Rows from a dataset of charts and code
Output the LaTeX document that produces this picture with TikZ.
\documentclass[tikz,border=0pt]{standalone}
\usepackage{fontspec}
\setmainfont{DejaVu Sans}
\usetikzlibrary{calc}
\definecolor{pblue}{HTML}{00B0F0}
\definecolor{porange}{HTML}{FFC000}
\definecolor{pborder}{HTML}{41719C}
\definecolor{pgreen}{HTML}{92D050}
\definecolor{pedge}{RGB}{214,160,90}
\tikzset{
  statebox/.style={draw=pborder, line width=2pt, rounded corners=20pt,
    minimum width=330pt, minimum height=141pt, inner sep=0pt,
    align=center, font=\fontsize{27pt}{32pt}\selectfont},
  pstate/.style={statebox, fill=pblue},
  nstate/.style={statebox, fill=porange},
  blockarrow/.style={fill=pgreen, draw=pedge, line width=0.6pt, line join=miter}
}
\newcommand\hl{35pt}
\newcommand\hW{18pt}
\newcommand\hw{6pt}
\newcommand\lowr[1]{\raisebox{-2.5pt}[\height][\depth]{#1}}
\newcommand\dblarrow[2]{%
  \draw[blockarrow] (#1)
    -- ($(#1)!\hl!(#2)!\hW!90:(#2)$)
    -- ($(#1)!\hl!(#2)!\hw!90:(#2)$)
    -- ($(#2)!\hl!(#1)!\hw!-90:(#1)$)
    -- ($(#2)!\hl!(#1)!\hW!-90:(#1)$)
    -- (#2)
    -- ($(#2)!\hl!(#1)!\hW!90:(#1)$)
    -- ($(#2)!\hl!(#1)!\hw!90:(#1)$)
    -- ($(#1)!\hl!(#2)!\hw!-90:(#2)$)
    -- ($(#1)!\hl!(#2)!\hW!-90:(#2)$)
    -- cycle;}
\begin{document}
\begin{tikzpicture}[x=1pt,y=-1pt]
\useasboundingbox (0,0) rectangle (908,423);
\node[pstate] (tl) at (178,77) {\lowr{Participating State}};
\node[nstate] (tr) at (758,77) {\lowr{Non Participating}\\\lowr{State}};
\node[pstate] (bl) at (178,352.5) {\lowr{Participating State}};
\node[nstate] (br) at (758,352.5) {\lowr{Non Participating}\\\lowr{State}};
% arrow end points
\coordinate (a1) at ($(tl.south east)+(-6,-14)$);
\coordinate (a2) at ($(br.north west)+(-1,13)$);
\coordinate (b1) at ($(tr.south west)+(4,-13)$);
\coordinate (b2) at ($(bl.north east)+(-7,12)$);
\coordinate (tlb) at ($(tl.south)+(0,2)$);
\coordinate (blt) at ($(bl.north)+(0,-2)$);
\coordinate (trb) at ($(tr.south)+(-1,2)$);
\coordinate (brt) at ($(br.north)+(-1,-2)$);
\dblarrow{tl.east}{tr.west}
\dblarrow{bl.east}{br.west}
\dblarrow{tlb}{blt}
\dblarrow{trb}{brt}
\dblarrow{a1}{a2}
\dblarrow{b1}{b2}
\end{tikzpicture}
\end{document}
--
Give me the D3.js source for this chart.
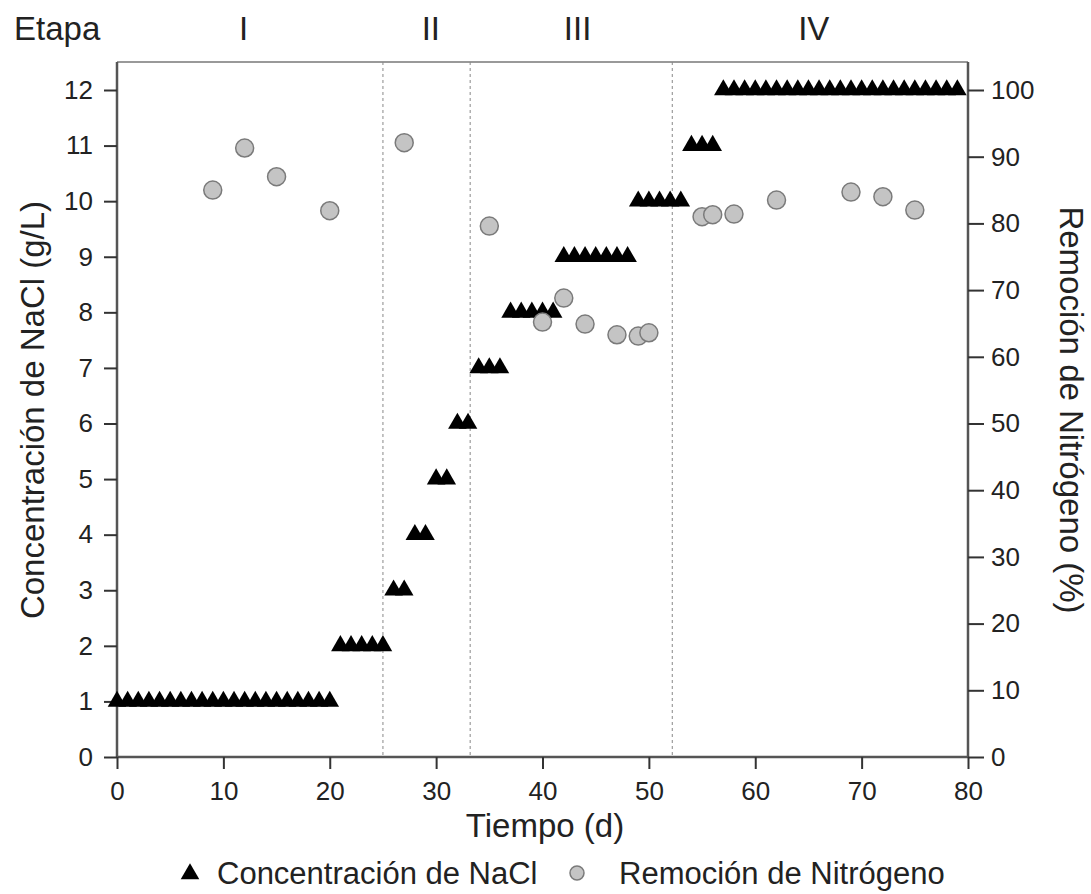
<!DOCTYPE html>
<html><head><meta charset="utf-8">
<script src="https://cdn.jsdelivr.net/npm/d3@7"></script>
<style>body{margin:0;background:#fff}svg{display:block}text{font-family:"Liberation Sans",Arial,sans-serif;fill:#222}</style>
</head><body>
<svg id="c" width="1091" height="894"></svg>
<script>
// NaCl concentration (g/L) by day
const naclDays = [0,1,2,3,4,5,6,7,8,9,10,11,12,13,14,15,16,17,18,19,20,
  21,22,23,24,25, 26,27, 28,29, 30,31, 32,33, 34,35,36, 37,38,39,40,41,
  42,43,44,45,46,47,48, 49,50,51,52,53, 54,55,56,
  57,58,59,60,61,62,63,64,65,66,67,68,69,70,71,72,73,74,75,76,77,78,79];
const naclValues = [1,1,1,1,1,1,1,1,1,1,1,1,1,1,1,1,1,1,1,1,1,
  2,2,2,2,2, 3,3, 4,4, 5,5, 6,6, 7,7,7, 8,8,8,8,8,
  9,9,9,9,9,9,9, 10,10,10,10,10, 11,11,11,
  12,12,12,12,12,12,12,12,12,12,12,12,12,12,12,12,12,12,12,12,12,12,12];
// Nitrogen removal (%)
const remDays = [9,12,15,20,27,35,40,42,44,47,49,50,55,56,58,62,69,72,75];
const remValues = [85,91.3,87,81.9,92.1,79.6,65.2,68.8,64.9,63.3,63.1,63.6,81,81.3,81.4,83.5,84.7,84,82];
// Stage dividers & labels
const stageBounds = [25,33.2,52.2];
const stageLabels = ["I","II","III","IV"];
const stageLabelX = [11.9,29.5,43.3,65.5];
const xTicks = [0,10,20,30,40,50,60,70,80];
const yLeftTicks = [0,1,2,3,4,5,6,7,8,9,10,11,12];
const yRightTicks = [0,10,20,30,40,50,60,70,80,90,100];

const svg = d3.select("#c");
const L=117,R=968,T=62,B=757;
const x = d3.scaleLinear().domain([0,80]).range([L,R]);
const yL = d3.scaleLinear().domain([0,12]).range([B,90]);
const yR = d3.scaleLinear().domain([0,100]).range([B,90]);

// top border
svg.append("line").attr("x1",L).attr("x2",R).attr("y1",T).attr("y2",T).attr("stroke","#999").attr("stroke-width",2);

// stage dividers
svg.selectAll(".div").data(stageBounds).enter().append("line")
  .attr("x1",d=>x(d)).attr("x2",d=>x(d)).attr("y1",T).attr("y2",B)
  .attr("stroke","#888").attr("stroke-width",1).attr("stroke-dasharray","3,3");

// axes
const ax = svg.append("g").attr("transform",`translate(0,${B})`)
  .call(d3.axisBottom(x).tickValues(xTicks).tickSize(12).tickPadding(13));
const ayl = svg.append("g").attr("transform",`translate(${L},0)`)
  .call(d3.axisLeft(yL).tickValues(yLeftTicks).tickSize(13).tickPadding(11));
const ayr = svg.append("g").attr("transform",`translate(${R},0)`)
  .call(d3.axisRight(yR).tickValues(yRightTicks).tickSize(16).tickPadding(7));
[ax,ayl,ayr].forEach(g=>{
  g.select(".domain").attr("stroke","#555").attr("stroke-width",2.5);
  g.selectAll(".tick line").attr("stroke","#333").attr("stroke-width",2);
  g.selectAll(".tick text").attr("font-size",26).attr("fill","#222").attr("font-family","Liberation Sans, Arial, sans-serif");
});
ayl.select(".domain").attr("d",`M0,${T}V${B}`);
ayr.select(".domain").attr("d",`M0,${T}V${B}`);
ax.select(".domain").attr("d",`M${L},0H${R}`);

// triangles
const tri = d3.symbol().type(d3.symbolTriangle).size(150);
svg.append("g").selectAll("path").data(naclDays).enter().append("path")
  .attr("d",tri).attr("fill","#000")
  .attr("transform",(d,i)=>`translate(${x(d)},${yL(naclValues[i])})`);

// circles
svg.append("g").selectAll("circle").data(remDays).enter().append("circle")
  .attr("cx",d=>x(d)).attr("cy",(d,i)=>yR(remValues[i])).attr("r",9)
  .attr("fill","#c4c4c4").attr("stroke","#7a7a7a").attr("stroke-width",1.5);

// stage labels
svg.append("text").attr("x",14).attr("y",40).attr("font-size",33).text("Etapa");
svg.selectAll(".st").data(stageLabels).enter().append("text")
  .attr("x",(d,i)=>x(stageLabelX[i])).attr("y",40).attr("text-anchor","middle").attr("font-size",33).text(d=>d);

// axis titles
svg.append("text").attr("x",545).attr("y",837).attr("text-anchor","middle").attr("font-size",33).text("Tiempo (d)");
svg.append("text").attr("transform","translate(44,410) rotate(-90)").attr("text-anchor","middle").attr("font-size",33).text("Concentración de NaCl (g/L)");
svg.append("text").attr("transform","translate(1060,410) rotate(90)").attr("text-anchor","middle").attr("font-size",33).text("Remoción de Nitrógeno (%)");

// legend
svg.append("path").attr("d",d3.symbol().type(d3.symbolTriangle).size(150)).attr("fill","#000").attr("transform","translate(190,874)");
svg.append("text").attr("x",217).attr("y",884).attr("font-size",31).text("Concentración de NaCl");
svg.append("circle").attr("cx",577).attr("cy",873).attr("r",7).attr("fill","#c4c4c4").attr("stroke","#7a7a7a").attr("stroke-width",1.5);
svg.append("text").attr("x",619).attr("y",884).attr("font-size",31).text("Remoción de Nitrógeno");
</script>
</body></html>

THE REQUEST:
Pick each line holding the word "this" out of the listing.

ANSWER BELOW:
Output the LaTeX document that produces this picture with TikZ.
Give me the D3.js source for this chart.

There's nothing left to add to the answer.